* _Work to complete_
Your task is to output the listing word for word, with pictures excluded.

* _Dataset section_
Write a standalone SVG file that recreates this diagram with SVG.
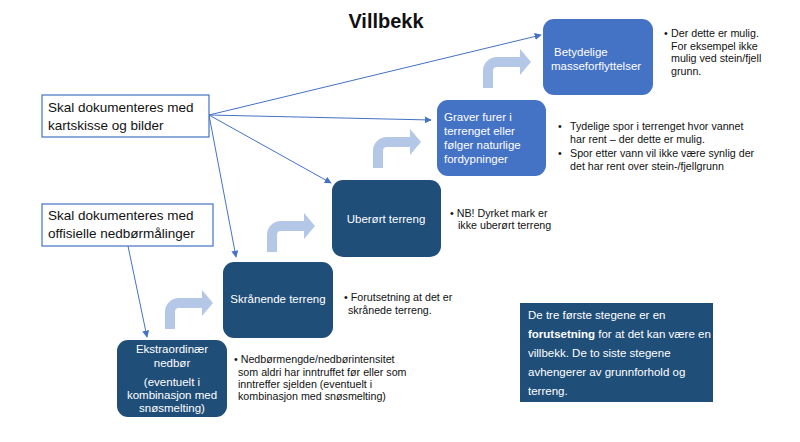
<svg xmlns="http://www.w3.org/2000/svg" width="800" height="442" viewBox="0 0 800 442">
<style>
text{font-family:"Liberation Sans",Arial,sans-serif;fill:#111}
.dark{fill:#1F4E79}
.mid{fill:#4472C4}
.bt{fill:#fff;font-size:11.5px}
.note{font-size:10.7px}
.call{fill:#fff;stroke:#4472C4;stroke-width:1.2}
.ct{font-size:13.5px}
.conn{stroke:#4472C4;stroke-width:1;fill:none;marker-end:url(#ah)}
.bent{fill:#B4C7E7}
</style>
<defs>
<marker id="ah" viewBox="0 0 10 10" refX="9" refY="5" markerWidth="7" markerHeight="7" orient="auto" markerUnits="userSpaceOnUse">
<path d="M0,0 L10,5 L0,10 Z" fill="#4472C4"/>
</marker>
<path id="bentArrow" d="M0,31 L0,14 A14,14 0 0 1 14,0 L37,0 L37,-8 L48,5 L37,18 L37,10 L14,10 A4,4 0 0 0 10,14 L10,31 Z"/>
</defs>
<rect width="800" height="442" fill="#fff"/>
<text x="386" y="28" text-anchor="middle" font-weight="bold" font-size="20">Villbekk</text>

<g id="connectors">
<line class="conn" x1="209" y1="115" x2="541" y2="35"/>
<line class="conn" x1="209" y1="115" x2="431" y2="120"/>
<line class="conn" x1="209" y1="115" x2="331" y2="183"/>
<line class="conn" x1="209" y1="115" x2="236" y2="257"/>
<line class="conn" x1="128" y1="246" x2="147" y2="337"/>
</g>

<g id="bent-arrows" class="bent">
<use href="#bentArrow" transform="translate(165,298)"/>
<use href="#bentArrow" transform="translate(267,221)"/>
<use href="#bentArrow" transform="translate(373,137)"/>
<use href="#bentArrow" transform="translate(483,57)"/>
</g>

<g id="doc-kart">
<rect class="call" x="42" y="95" width="167" height="42"/>
<text class="ct" x="48" y="112">Skal dokumenteres med</text>
<text class="ct" x="48" y="130">kartskisse og bilder</text>
</g>

<g id="doc-nedbor">
<rect class="call" x="42" y="204" width="171" height="42"/>
<text class="ct" x="48" y="220">Skal dokumenteres med</text>
<text class="ct" x="48" y="238">offisielle nedbørmålinger</text>
</g>

<g id="ekstraordinaer">
<rect class="dark" x="117" y="340" width="110" height="77" rx="11"/>
<text class="bt" x="172" y="353" text-anchor="middle">Ekstraordinær</text>
<text class="bt" x="172" y="367" text-anchor="middle">nedbør</text>
<text class="bt" x="172" y="386" text-anchor="middle">(eventuelt i</text>
<text class="bt" x="172" y="399" text-anchor="middle">kombinasjon med</text>
<text class="bt" x="172" y="412" text-anchor="middle">snøsmelting)</text>
<text class="note" x="234" y="363">• Nedbørmengde/nedbørintensitet</text>
<text class="note" x="238" y="376">som aldri har inntruffet før eller som</text>
<text class="note" x="238" y="388">inntreffer sjelden (eventuelt i</text>
<text class="note" x="238" y="400">kombinasjon med snøsmelting)</text>
</g>

<g id="skranende">
<rect class="dark" x="223" y="262" width="110" height="76" rx="11"/>
<text class="bt" x="278" y="303" text-anchor="middle">Skrånende terreng</text>
<text class="note" x="344" y="301">• Forutsetning at det er</text>
<text class="note" x="348" y="314">skrånede terreng.</text>
</g>

<g id="uberort">
<rect class="dark" x="332" y="180" width="109" height="77" rx="11"/>
<text class="bt" x="386" y="223" text-anchor="middle">Uberørt terreng</text>
<text class="note" x="450" y="217">• NB! Dyrket mark er</text>
<text class="note" x="458" y="229">ikke uberørt terreng</text>
</g>

<g id="graver">
<rect class="mid" x="437" y="100" width="109" height="76" rx="11"/>
<text class="bt" x="444" y="121">Graver furer i</text>
<text class="bt" x="444" y="135">terrenget eller</text>
<text class="bt" x="444" y="149">følger naturlige</text>
<text class="bt" x="444" y="163">fordypninger</text>
<text class="note" x="558" y="130">•</text>
<text class="note" x="570" y="130">Tydelige spor i terrenget hvor vannet</text>
<text class="note" x="570" y="143">har rent – der dette er mulig.</text>
<text class="note" x="558" y="157">•</text>
<text class="note" x="570" y="157">Spor etter vann vil ikke være synlig der</text>
<text class="note" x="570" y="170">det har rent over stein-/fjellgrunn</text>
</g>

<g id="betydelige">
<rect class="mid" x="543" y="19" width="110" height="76" rx="11"/>
<text class="bt" x="554" y="56">Betydelige</text>
<text class="bt" x="551" y="70">masseforflyttelser</text>
<text class="note" x="664" y="37">•</text>
<text class="note" x="671" y="37">Der dette er mulig.</text>
<text class="note" x="671" y="49.5">For eksempel ikke</text>
<text class="note" x="671" y="62">mulig ved stein/fjell</text>
<text class="note" x="671" y="74.5">grunn.</text>
</g>

<g id="info-box">
<rect class="dark" x="520" y="303" width="193" height="99"/>
<text x="528" y="319" style="fill:#fff;font-size:11.5px">De tre første stegene er en</text>
<text x="528" y="338" style="fill:#fff;font-size:11.5px"><tspan font-weight="bold">forutsetning</tspan> for at det kan være en</text>
<text x="528" y="357" style="fill:#fff;font-size:11.5px">villbekk. De to siste stegene</text>
<text x="528" y="376" style="fill:#fff;font-size:11.5px">avhengerer av grunnforhold og</text>
<text x="528" y="395" style="fill:#fff;font-size:11.5px">terreng.</text>
</g>
</svg>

* _Right answer_
Write a standalone SVG file that recreates this diagram with SVG.
<svg xmlns="http://www.w3.org/2000/svg" width="800" height="442" viewBox="0 0 800 442">
<style>
text{font-family:"Liberation Sans",Arial,sans-serif;fill:#111}
.dark{fill:#1F4E79}
.mid{fill:#4472C4}
.bt{fill:#fff;font-size:11.5px}
.note{font-size:10.7px}
.call{fill:#fff;stroke:#4472C4;stroke-width:1.2}
.ct{font-size:13.5px}
.conn{stroke:#4472C4;stroke-width:1;fill:none;marker-end:url(#ah)}
.bent{fill:#B4C7E7}
</style>
<defs>
<marker id="ah" viewBox="0 0 10 10" refX="9" refY="5" markerWidth="7" markerHeight="7" orient="auto" markerUnits="userSpaceOnUse">
<path d="M0,0 L10,5 L0,10 Z" fill="#4472C4"/>
</marker>
<path id="bentArrow" d="M0,31 L0,14 A14,14 0 0 1 14,0 L37,0 L37,-8 L48,5 L37,18 L37,10 L14,10 A4,4 0 0 0 10,14 L10,31 Z"/>
</defs>
<rect width="800" height="442" fill="#fff"/>
<text x="386" y="28" text-anchor="middle" font-weight="bold" font-size="20">Villbekk</text>

<g id="connectors">
<line class="conn" x1="209" y1="115" x2="541" y2="35"/>
<line class="conn" x1="209" y1="115" x2="431" y2="120"/>
<line class="conn" x1="209" y1="115" x2="331" y2="183"/>
<line class="conn" x1="209" y1="115" x2="236" y2="257"/>
<line class="conn" x1="128" y1="246" x2="147" y2="337"/>
</g>

<g id="bent-arrows" class="bent">
<use href="#bentArrow" transform="translate(165,298)"/>
<use href="#bentArrow" transform="translate(267,221)"/>
<use href="#bentArrow" transform="translate(373,137)"/>
<use href="#bentArrow" transform="translate(483,57)"/>
</g>

<g id="doc-kart">
<rect class="call" x="42" y="95" width="167" height="42"/>
<text class="ct" x="48" y="112">Skal dokumenteres med</text>
<text class="ct" x="48" y="130">kartskisse og bilder</text>
</g>

<g id="doc-nedbor">
<rect class="call" x="42" y="204" width="171" height="42"/>
<text class="ct" x="48" y="220">Skal dokumenteres med</text>
<text class="ct" x="48" y="238">offisielle nedbørmålinger</text>
</g>

<g id="ekstraordinaer">
<rect class="dark" x="117" y="340" width="110" height="77" rx="11"/>
<text class="bt" x="172" y="353" text-anchor="middle">Ekstraordinær</text>
<text class="bt" x="172" y="367" text-anchor="middle">nedbør</text>
<text class="bt" x="172" y="386" text-anchor="middle">(eventuelt i</text>
<text class="bt" x="172" y="399" text-anchor="middle">kombinasjon med</text>
<text class="bt" x="172" y="412" text-anchor="middle">snøsmelting)</text>
<text class="note" x="234" y="363">• Nedbørmengde/nedbørintensitet</text>
<text class="note" x="238" y="376">som aldri har inntruffet før eller som</text>
<text class="note" x="238" y="388">inntreffer sjelden (eventuelt i</text>
<text class="note" x="238" y="400">kombinasjon med snøsmelting)</text>
</g>

<g id="skranende">
<rect class="dark" x="223" y="262" width="110" height="76" rx="11"/>
<text class="bt" x="278" y="303" text-anchor="middle">Skrånende terreng</text>
<text class="note" x="344" y="301">• Forutsetning at det er</text>
<text class="note" x="348" y="314">skrånede terreng.</text>
</g>

<g id="uberort">
<rect class="dark" x="332" y="180" width="109" height="77" rx="11"/>
<text class="bt" x="386" y="223" text-anchor="middle">Uberørt terreng</text>
<text class="note" x="450" y="217">• NB! Dyrket mark er</text>
<text class="note" x="458" y="229">ikke uberørt terreng</text>
</g>

<g id="graver">
<rect class="mid" x="437" y="100" width="109" height="76" rx="11"/>
<text class="bt" x="444" y="121">Graver furer i</text>
<text class="bt" x="444" y="135">terrenget eller</text>
<text class="bt" x="444" y="149">følger naturlige</text>
<text class="bt" x="444" y="163">fordypninger</text>
<text class="note" x="558" y="130">•</text>
<text class="note" x="570" y="130">Tydelige spor i terrenget hvor vannet</text>
<text class="note" x="570" y="143">har rent – der dette er mulig.</text>
<text class="note" x="558" y="157">•</text>
<text class="note" x="570" y="157">Spor etter vann vil ikke være synlig der</text>
<text class="note" x="570" y="170">det har rent over stein-/fjellgrunn</text>
</g>

<g id="betydelige">
<rect class="mid" x="543" y="19" width="110" height="76" rx="11"/>
<text class="bt" x="554" y="56">Betydelige</text>
<text class="bt" x="551" y="70">masseforflyttelser</text>
<text class="note" x="664" y="37">•</text>
<text class="note" x="671" y="37">Der dette er mulig.</text>
<text class="note" x="671" y="49.5">For eksempel ikke</text>
<text class="note" x="671" y="62">mulig ved stein/fjell</text>
<text class="note" x="671" y="74.5">grunn.</text>
</g>

<g id="info-box">
<rect class="dark" x="520" y="303" width="193" height="99"/>
<text x="528" y="319" style="fill:#fff;font-size:11.5px">De tre første stegene er en</text>
<text x="528" y="338" style="fill:#fff;font-size:11.5px"><tspan font-weight="bold">forutsetning</tspan> for at det kan være en</text>
<text x="528" y="357" style="fill:#fff;font-size:11.5px">villbekk. De to siste stegene</text>
<text x="528" y="376" style="fill:#fff;font-size:11.5px">avhengerer av grunnforhold og</text>
<text x="528" y="395" style="fill:#fff;font-size:11.5px">terreng.</text>
</g>
</svg>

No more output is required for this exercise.